-- START OF Data --
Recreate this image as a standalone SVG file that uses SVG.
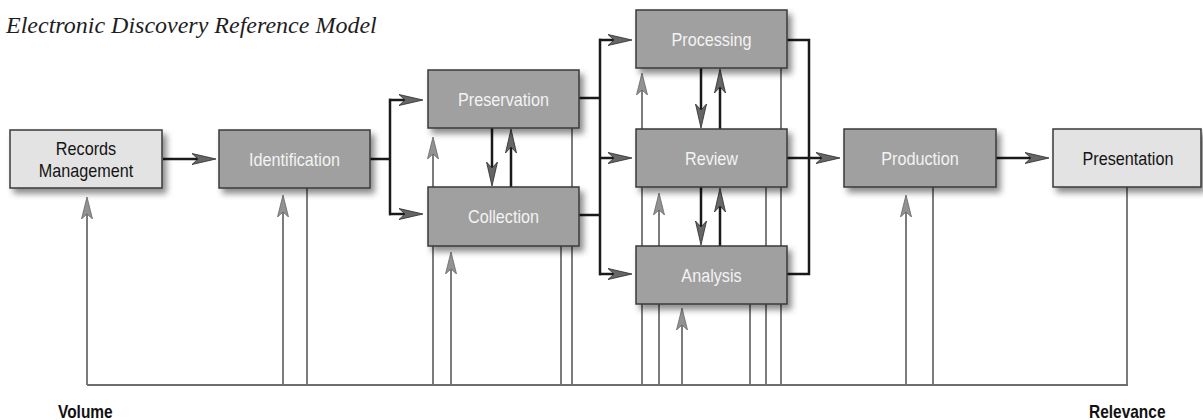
<svg xmlns="http://www.w3.org/2000/svg" width="1203" height="420" viewBox="0 0 1203 420">
  <style>
    .title { font-family: "Liberation Serif", "Times New Roman", serif; font-style: italic; font-size: 24px; fill: #1e1e1e; }
    .axis { font-family: "Liberation Sans", Arial, sans-serif; font-weight: bold; font-size: 18px; fill: #111; }
    .box { stroke: #3a3a3a; stroke-width: 1.5; filter: url(#shadow); }
    .dark { fill: #a0a0a0; }
    .light { fill: #e3e3e3; }
    .lbl { font-family: "Liberation Sans", Arial, sans-serif; font-size: 18px; text-anchor: middle; }
    .lbl-dark { fill: #f3f3f3; }
    .lbl-light { fill: #141414; }
    .flow { fill: none; stroke: #1a1a1a; stroke-width: 2.5; }
    .flow-h { fill: none; stroke: #1a1a1a; stroke-width: 2.5; marker-end: url(#headDark); }
    .flow-v { fill: none; stroke: #1a1a1a; stroke-width: 2.5; marker-end: url(#headDark); }
    .fb { fill: none; stroke: #6e6e6e; stroke-width: 1.8; }
    .fb-up { fill: none; stroke: #6e6e6e; stroke-width: 1.8; marker-end: url(#headGray); }
  </style>
  <defs>
    <filter id="shadow" x="-10%" y="-20%" width="130%" height="160%">
      <feDropShadow dx="4" dy="5" stdDeviation="3" flood-color="#000" flood-opacity="0.45"/>
    </filter>
    <!-- swept arrowhead, reference point at the notch so the line ends inside the head -->
    <marker id="headDark" markerUnits="userSpaceOnUse" markerWidth="26" markerHeight="14" viewBox="0 -7 26 14" refX="6" refY="0" orient="auto">
      <path d="M24,0 L0,-5.5 L6,0 L0,5.5 Z" fill="#666" stroke="#2a2a2a" stroke-width="0.8" stroke-linejoin="miter"/>
    </marker>
    <marker id="headGray" markerUnits="userSpaceOnUse" markerWidth="26" markerHeight="14" viewBox="0 -7 26 14" refX="5" refY="0" orient="auto">
      <path d="M22,0 L0,-5.5 L5,0 L0,5.5 Z" fill="#929292" stroke="#666" stroke-width="0.8"/>
    </marker>
  </defs>

  <rect width="1203" height="420" fill="#ffffff"/>

  <text class="title" x="6" y="33">Electronic Discovery Reference Model</text>

  <g id="connectors">
    <!-- feedback lines to the Volume / Relevance baseline -->
    <path class="fb" d="M87,385 H1128"/>
    <path class="fb-up" d="M87,385 V214"/>
    <path class="fb-up" d="M283,385 V212"/>
    <path class="fb" d="M307,188 V385"/>
    <path class="fb-up" d="M433,385 V154"/>
    <path class="fb-up" d="M451,385 V269"/>
    <path class="fb" d="M561,246 V385"/>
    <path class="fb" d="M572,128 V385"/>
    <path class="fb-up" d="M642,385 V90"/>
    <path class="fb-up" d="M659,385 V210"/>
    <path class="fb-up" d="M682,385 V325"/>
    <path class="fb" d="M750,304 V385"/>
    <path class="fb" d="M766,187 V385"/>
    <path class="fb" d="M781,68 V385"/>
    <path class="fb-up" d="M906,385 V212"/>
    <path class="fb" d="M933,187 V385"/>
    <path class="fb" d="M1127,187 V385"/>

    <!-- main flow -->
    <path class="flow-h" d="M163,159 H198"/>
    <path class="flow" d="M370,159 H390 M390,98.75 V215.25"/>
    <path class="flow-h" d="M389,100 H405"/>
    <path class="flow-h" d="M389,214 H405"/>
    <path class="flow" d="M579,98 H600 M579,215 H600 M600,38.75 V275.25"/>
    <path class="flow-h" d="M599,40 H614"/>
    <path class="flow-h" d="M599,158 H614"/>
    <path class="flow-h" d="M599,274 H614"/>
    <path class="flow" d="M787,40 H809 V274 H787"/>
    <path class="flow-h" d="M787,158 H822"/>
    <path class="flow-h" d="M996,158 H1031"/>

    <!-- two-way links between stacked stages -->
    <path class="flow-v" d="M492,128 V168"/>
    <path class="flow-v" d="M511,187 V147"/>
    <path class="flow-v" d="M701,68 V110"/>
    <path class="flow-v" d="M720,129 V87"/>
    <path class="flow-v" d="M701,187 V227"/>
    <path class="flow-v" d="M720,246 V206"/>
  </g>

  <g id="records-management">
    <rect class="box light" x="10" y="130" width="152" height="58"/>
    <text class="lbl lbl-light" transform="translate(86,155) scale(0.9,1)">Records</text>
    <text class="lbl lbl-light" transform="translate(86,177) scale(0.9,1)">Management</text>
  </g>
  <g id="identification">
    <rect class="box dark" x="219" y="130" width="151" height="58"/>
    <text class="lbl lbl-dark" transform="translate(294.5,165.5) scale(0.9,1)">Identification</text>
  </g>
  <g id="preservation">
    <rect class="box dark" x="428" y="70" width="151" height="58"/>
    <text class="lbl lbl-dark" transform="translate(503.5,105.5) scale(0.9,1)">Preservation</text>
  </g>
  <g id="collection">
    <rect class="box dark" x="428" y="187" width="151" height="59"/>
    <text class="lbl lbl-dark" transform="translate(503.5,222.5) scale(0.9,1)">Collection</text>
  </g>
  <g id="processing">
    <rect class="box dark" x="636" y="10" width="151" height="58"/>
    <text class="lbl lbl-dark" transform="translate(711.5,45.5) scale(0.9,1)">Processing</text>
  </g>
  <g id="review">
    <rect class="box dark" x="636" y="129" width="151" height="58"/>
    <text class="lbl lbl-dark" transform="translate(711.5,164.5) scale(0.9,1)">Review</text>
  </g>
  <g id="analysis">
    <rect class="box dark" x="636" y="246" width="151" height="58"/>
    <text class="lbl lbl-dark" transform="translate(711.5,281.5) scale(0.9,1)">Analysis</text>
  </g>
  <g id="production">
    <rect class="box dark" x="844" y="129" width="152" height="58"/>
    <text class="lbl lbl-dark" transform="translate(920,164.5) scale(0.9,1)">Production</text>
  </g>
  <g id="presentation">
    <rect class="box light" x="1053" y="129" width="148" height="58"/>
    <text class="lbl lbl-light" transform="translate(1128,164.5) scale(0.9,1)">Presentation</text>
  </g>

  <text class="axis" transform="translate(58,418) scale(0.86,1)">Volume</text>
  <text class="axis" transform="translate(1089,418) scale(0.86,1)">Relevance</text>
</svg>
-- END OF Data --
Task to carry out: Write out the data precisely as given, excluding the pictures.

Expected output:
Recreate this image as a standalone SVG file that uses SVG.
<svg xmlns="http://www.w3.org/2000/svg" width="1203" height="420" viewBox="0 0 1203 420">
  <style>
    .title { font-family: "Liberation Serif", "Times New Roman", serif; font-style: italic; font-size: 24px; fill: #1e1e1e; }
    .axis { font-family: "Liberation Sans", Arial, sans-serif; font-weight: bold; font-size: 18px; fill: #111; }
    .box { stroke: #3a3a3a; stroke-width: 1.5; filter: url(#shadow); }
    .dark { fill: #a0a0a0; }
    .light { fill: #e3e3e3; }
    .lbl { font-family: "Liberation Sans", Arial, sans-serif; font-size: 18px; text-anchor: middle; }
    .lbl-dark { fill: #f3f3f3; }
    .lbl-light { fill: #141414; }
    .flow { fill: none; stroke: #1a1a1a; stroke-width: 2.5; }
    .flow-h { fill: none; stroke: #1a1a1a; stroke-width: 2.5; marker-end: url(#headDark); }
    .flow-v { fill: none; stroke: #1a1a1a; stroke-width: 2.5; marker-end: url(#headDark); }
    .fb { fill: none; stroke: #6e6e6e; stroke-width: 1.8; }
    .fb-up { fill: none; stroke: #6e6e6e; stroke-width: 1.8; marker-end: url(#headGray); }
  </style>
  <defs>
    <filter id="shadow" x="-10%" y="-20%" width="130%" height="160%">
      <feDropShadow dx="4" dy="5" stdDeviation="3" flood-color="#000" flood-opacity="0.45"/>
    </filter>
    <!-- swept arrowhead, reference point at the notch so the line ends inside the head -->
    <marker id="headDark" markerUnits="userSpaceOnUse" markerWidth="26" markerHeight="14" viewBox="0 -7 26 14" refX="6" refY="0" orient="auto">
      <path d="M24,0 L0,-5.5 L6,0 L0,5.5 Z" fill="#666" stroke="#2a2a2a" stroke-width="0.8" stroke-linejoin="miter"/>
    </marker>
    <marker id="headGray" markerUnits="userSpaceOnUse" markerWidth="26" markerHeight="14" viewBox="0 -7 26 14" refX="5" refY="0" orient="auto">
      <path d="M22,0 L0,-5.5 L5,0 L0,5.5 Z" fill="#929292" stroke="#666" stroke-width="0.8"/>
    </marker>
  </defs>

  <rect width="1203" height="420" fill="#ffffff"/>

  <text class="title" x="6" y="33">Electronic Discovery Reference Model</text>

  <g id="connectors">
    <!-- feedback lines to the Volume / Relevance baseline -->
    <path class="fb" d="M87,385 H1128"/>
    <path class="fb-up" d="M87,385 V214"/>
    <path class="fb-up" d="M283,385 V212"/>
    <path class="fb" d="M307,188 V385"/>
    <path class="fb-up" d="M433,385 V154"/>
    <path class="fb-up" d="M451,385 V269"/>
    <path class="fb" d="M561,246 V385"/>
    <path class="fb" d="M572,128 V385"/>
    <path class="fb-up" d="M642,385 V90"/>
    <path class="fb-up" d="M659,385 V210"/>
    <path class="fb-up" d="M682,385 V325"/>
    <path class="fb" d="M750,304 V385"/>
    <path class="fb" d="M766,187 V385"/>
    <path class="fb" d="M781,68 V385"/>
    <path class="fb-up" d="M906,385 V212"/>
    <path class="fb" d="M933,187 V385"/>
    <path class="fb" d="M1127,187 V385"/>

    <!-- main flow -->
    <path class="flow-h" d="M163,159 H198"/>
    <path class="flow" d="M370,159 H390 M390,98.75 V215.25"/>
    <path class="flow-h" d="M389,100 H405"/>
    <path class="flow-h" d="M389,214 H405"/>
    <path class="flow" d="M579,98 H600 M579,215 H600 M600,38.75 V275.25"/>
    <path class="flow-h" d="M599,40 H614"/>
    <path class="flow-h" d="M599,158 H614"/>
    <path class="flow-h" d="M599,274 H614"/>
    <path class="flow" d="M787,40 H809 V274 H787"/>
    <path class="flow-h" d="M787,158 H822"/>
    <path class="flow-h" d="M996,158 H1031"/>

    <!-- two-way links between stacked stages -->
    <path class="flow-v" d="M492,128 V168"/>
    <path class="flow-v" d="M511,187 V147"/>
    <path class="flow-v" d="M701,68 V110"/>
    <path class="flow-v" d="M720,129 V87"/>
    <path class="flow-v" d="M701,187 V227"/>
    <path class="flow-v" d="M720,246 V206"/>
  </g>

  <g id="records-management">
    <rect class="box light" x="10" y="130" width="152" height="58"/>
    <text class="lbl lbl-light" transform="translate(86,155) scale(0.9,1)">Records</text>
    <text class="lbl lbl-light" transform="translate(86,177) scale(0.9,1)">Management</text>
  </g>
  <g id="identification">
    <rect class="box dark" x="219" y="130" width="151" height="58"/>
    <text class="lbl lbl-dark" transform="translate(294.5,165.5) scale(0.9,1)">Identification</text>
  </g>
  <g id="preservation">
    <rect class="box dark" x="428" y="70" width="151" height="58"/>
    <text class="lbl lbl-dark" transform="translate(503.5,105.5) scale(0.9,1)">Preservation</text>
  </g>
  <g id="collection">
    <rect class="box dark" x="428" y="187" width="151" height="59"/>
    <text class="lbl lbl-dark" transform="translate(503.5,222.5) scale(0.9,1)">Collection</text>
  </g>
  <g id="processing">
    <rect class="box dark" x="636" y="10" width="151" height="58"/>
    <text class="lbl lbl-dark" transform="translate(711.5,45.5) scale(0.9,1)">Processing</text>
  </g>
  <g id="review">
    <rect class="box dark" x="636" y="129" width="151" height="58"/>
    <text class="lbl lbl-dark" transform="translate(711.5,164.5) scale(0.9,1)">Review</text>
  </g>
  <g id="analysis">
    <rect class="box dark" x="636" y="246" width="151" height="58"/>
    <text class="lbl lbl-dark" transform="translate(711.5,281.5) scale(0.9,1)">Analysis</text>
  </g>
  <g id="production">
    <rect class="box dark" x="844" y="129" width="152" height="58"/>
    <text class="lbl lbl-dark" transform="translate(920,164.5) scale(0.9,1)">Production</text>
  </g>
  <g id="presentation">
    <rect class="box light" x="1053" y="129" width="148" height="58"/>
    <text class="lbl lbl-light" transform="translate(1128,164.5) scale(0.9,1)">Presentation</text>
  </g>

  <text class="axis" transform="translate(58,418) scale(0.86,1)">Volume</text>
  <text class="axis" transform="translate(1089,418) scale(0.86,1)">Relevance</text>
</svg>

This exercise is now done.